→ RECORD LIST:
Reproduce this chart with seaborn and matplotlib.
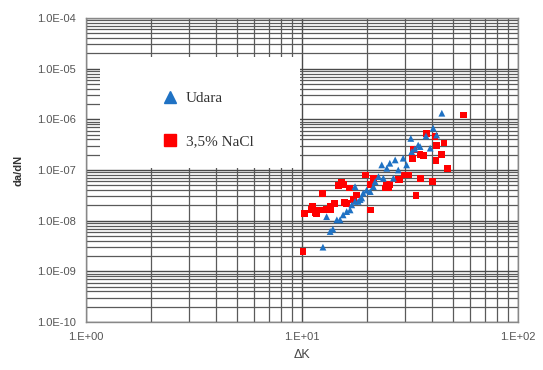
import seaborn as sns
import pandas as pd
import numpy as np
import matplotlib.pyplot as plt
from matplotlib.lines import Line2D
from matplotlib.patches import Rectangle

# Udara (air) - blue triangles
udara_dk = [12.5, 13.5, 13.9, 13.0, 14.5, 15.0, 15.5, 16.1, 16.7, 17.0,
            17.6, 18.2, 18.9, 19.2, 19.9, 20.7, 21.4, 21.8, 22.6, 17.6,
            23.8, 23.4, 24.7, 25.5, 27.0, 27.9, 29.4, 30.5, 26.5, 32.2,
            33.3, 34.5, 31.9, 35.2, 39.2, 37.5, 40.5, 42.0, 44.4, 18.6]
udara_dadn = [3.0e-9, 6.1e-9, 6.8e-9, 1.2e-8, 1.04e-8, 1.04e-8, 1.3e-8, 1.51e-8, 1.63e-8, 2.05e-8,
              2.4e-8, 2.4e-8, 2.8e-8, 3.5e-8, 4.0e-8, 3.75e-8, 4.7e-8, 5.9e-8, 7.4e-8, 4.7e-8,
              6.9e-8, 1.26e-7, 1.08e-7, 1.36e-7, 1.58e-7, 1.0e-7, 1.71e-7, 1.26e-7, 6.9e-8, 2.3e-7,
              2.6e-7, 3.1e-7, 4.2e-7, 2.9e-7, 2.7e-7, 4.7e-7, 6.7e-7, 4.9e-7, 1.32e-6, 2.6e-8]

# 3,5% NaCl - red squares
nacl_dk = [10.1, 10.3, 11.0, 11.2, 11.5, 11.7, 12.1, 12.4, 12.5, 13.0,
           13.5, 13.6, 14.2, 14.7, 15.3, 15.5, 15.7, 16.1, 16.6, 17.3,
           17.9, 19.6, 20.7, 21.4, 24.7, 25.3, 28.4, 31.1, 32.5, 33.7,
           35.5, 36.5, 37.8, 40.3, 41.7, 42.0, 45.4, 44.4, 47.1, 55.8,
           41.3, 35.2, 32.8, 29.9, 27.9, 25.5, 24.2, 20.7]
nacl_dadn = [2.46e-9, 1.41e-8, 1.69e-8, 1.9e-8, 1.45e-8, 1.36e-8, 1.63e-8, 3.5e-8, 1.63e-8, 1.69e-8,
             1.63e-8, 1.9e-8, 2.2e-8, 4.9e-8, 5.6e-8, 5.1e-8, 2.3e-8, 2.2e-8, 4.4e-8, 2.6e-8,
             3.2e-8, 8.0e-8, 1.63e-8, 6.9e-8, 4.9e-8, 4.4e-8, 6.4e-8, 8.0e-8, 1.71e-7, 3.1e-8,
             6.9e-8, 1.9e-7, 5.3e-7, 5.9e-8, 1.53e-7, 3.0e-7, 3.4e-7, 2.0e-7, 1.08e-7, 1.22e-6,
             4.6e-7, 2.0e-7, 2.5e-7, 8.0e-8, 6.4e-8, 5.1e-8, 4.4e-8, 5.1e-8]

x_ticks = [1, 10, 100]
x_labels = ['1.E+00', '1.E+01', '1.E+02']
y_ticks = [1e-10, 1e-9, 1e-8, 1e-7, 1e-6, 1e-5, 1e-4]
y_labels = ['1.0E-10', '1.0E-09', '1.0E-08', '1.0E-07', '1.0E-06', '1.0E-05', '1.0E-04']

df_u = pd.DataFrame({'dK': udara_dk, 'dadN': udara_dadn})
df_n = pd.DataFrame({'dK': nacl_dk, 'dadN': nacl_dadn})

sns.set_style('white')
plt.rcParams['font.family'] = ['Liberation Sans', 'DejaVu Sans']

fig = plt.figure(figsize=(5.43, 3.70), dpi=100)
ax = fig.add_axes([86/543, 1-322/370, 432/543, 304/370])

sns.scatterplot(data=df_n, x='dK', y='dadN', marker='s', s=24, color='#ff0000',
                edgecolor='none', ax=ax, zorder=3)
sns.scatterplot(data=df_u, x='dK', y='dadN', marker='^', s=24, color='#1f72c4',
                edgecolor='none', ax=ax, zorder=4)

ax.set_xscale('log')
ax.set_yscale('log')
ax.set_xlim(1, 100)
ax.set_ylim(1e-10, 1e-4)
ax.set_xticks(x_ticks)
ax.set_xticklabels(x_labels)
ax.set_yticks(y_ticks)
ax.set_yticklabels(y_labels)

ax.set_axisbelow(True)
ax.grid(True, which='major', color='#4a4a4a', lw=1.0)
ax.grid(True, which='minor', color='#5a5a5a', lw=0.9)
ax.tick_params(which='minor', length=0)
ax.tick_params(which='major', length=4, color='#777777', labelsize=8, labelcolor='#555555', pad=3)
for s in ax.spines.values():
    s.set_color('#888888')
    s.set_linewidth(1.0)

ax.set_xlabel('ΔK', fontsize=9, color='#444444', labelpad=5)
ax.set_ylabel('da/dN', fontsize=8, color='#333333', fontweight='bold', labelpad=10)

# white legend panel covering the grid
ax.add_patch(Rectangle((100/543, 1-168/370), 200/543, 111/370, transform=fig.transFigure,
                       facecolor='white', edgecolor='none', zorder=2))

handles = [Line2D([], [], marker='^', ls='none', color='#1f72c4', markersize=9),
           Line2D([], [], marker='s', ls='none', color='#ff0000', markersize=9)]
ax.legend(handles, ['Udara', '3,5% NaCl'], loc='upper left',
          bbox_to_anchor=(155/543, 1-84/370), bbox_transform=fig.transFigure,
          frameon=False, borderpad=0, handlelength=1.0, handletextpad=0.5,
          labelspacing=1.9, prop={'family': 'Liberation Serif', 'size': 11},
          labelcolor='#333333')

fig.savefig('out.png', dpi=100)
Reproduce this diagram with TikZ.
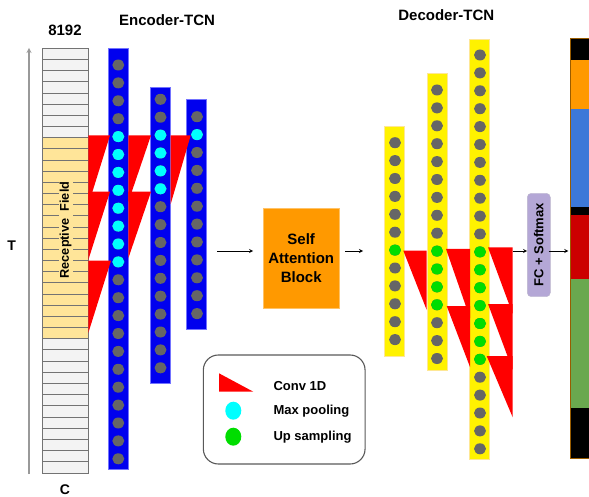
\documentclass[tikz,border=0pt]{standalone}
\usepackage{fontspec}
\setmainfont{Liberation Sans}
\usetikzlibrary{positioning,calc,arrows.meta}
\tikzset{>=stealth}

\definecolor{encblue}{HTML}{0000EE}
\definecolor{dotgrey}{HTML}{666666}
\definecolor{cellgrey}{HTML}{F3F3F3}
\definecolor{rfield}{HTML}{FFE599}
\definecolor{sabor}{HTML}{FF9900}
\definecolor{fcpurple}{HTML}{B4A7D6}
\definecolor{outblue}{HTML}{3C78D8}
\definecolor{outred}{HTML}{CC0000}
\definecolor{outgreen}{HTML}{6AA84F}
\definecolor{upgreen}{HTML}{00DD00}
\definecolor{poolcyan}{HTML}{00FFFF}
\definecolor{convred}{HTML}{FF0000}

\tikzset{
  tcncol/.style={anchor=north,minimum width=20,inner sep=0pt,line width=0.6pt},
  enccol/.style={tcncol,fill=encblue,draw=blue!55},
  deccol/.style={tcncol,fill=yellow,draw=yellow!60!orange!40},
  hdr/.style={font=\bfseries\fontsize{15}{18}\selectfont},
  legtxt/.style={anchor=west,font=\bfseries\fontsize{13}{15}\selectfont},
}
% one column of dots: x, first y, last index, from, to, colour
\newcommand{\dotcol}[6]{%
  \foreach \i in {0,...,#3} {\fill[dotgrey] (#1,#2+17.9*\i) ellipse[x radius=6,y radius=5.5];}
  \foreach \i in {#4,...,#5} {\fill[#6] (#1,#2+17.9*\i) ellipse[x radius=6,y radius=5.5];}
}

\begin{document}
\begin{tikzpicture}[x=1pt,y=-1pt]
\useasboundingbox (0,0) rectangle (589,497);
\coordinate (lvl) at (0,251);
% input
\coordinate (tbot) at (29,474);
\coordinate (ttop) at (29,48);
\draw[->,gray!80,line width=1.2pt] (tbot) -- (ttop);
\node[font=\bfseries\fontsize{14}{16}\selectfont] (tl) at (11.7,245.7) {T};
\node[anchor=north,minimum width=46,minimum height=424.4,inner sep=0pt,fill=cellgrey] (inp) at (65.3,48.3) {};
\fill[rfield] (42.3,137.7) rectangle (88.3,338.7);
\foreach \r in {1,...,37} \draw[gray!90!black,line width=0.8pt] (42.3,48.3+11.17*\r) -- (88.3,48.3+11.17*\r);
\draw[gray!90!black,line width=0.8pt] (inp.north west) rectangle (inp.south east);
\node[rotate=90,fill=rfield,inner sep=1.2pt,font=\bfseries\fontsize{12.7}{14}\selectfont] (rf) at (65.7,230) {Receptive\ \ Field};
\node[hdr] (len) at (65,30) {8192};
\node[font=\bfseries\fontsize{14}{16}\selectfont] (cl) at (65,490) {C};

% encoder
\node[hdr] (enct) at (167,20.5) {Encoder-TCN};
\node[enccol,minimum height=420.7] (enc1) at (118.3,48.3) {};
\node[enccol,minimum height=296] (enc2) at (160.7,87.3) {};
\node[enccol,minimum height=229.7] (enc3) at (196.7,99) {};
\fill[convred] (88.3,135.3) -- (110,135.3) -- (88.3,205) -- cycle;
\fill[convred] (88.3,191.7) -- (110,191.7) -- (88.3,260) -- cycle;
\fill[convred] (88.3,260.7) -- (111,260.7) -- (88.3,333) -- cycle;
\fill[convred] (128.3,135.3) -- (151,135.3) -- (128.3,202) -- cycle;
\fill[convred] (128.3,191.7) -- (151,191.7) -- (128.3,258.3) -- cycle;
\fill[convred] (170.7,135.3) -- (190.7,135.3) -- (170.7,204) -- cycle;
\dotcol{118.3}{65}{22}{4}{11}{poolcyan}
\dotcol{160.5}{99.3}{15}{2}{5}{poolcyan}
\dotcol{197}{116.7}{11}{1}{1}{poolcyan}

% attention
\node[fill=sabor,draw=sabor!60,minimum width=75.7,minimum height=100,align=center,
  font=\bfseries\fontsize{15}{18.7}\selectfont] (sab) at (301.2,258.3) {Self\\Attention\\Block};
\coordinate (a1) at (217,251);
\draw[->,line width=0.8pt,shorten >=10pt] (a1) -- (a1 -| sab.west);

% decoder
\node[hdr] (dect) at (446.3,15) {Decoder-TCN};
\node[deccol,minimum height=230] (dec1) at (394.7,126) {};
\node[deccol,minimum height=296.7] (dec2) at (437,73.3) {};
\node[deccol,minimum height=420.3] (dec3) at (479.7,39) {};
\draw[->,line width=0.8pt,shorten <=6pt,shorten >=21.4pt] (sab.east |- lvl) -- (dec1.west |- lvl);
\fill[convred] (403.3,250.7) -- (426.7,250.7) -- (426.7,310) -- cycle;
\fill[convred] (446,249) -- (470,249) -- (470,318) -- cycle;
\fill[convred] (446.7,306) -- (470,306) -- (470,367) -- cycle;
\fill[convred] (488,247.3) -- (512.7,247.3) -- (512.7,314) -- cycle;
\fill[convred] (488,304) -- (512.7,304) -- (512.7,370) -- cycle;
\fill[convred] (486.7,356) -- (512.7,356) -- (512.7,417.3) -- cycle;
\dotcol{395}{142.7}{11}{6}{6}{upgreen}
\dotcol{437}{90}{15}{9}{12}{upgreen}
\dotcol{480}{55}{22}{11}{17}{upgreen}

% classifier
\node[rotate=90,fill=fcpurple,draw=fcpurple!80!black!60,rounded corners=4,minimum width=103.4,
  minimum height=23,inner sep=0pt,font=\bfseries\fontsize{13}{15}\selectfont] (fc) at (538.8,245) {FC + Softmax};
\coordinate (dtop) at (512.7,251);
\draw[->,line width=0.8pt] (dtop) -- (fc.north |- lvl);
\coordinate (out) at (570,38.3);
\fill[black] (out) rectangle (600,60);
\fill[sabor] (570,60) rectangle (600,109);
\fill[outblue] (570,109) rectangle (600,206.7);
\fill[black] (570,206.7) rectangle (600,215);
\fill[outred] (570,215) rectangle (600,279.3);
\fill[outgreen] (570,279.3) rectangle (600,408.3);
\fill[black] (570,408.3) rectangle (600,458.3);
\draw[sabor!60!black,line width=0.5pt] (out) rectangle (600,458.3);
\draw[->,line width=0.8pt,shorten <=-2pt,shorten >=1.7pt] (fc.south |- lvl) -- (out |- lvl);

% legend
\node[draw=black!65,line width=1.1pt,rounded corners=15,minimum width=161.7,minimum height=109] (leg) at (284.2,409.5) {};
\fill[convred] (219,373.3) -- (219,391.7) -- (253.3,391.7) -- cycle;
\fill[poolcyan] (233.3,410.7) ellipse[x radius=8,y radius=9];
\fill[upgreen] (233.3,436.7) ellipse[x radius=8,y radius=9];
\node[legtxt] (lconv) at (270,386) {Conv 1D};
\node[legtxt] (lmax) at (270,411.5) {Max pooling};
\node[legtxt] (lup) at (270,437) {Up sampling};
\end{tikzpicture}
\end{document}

→ TASK:
Set down the records above word for word, from the first line through the line containing "from matplotlib.patches import Rectangle", both included; leave out the pictures.

→ FINAL RESULT:
Reproduce this chart with seaborn and matplotlib.
import seaborn as sns
import pandas as pd
import numpy as np
import matplotlib.pyplot as plt
from matplotlib.lines import Line2D
from matplotlib.patches import Rectangle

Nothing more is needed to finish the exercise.